Director General of Research and Innovation Circle of Hyderabad

Telangana Government

Ajit Rangnekar is the Director General of Research and Innovation Circle of Hyderabad, a Telangana government initiative to take Innovation in agriculture, health and sustainability to market. He also runs the Hyderabad chapter of Social Venture Partners, an organisation which assists NGOs to scale up their impact.

He retired as the Dean of Indian School of Business, where too he espoused entrepreneurship and innovation in socially important sectors. He has been a member of many global committees in business education, and advises boards of foundations and social ventures.
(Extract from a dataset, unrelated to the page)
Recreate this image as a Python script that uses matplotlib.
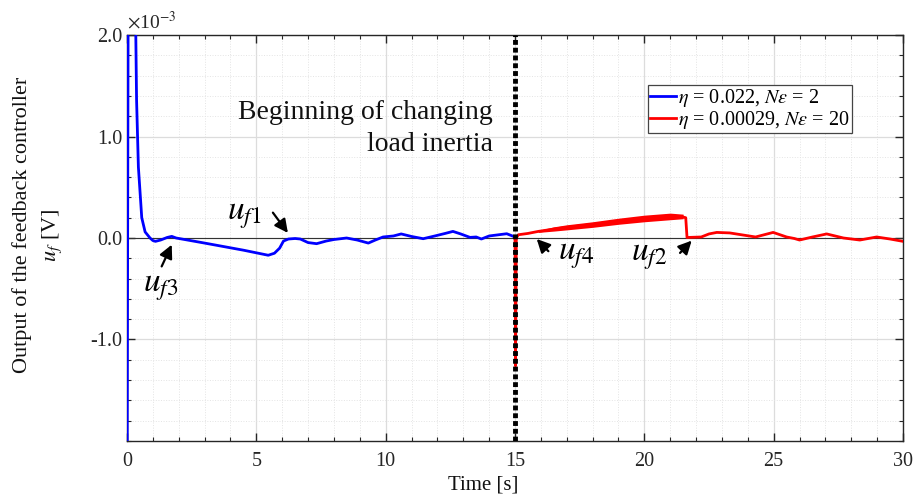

Prior to ISB, he was in Hong Kong for over 20 years—for the first seven years with KC (HK) Ltd, handling investments and strategy, and then for 14 years with Price Waterhouse Consulting, handling various roles including Country Head, first of PW and then of PwC Consulting practice, and East Asia Head of PwC Telecomm practice and of Learning and Development. 

Prior to going to Hong Kong, he worked with Associated Cement Companies in India, in different roles, including OR Analyst, Financial Planning Manager, and General Manager, Catalysts Plant.

He is a graduate of IIT, Bombay, and did his post graduation in management from IIM, Ahmedabad.

He lives in Hyderabad with his wife, Alka. He has two sons, both UK citizens, who live in London.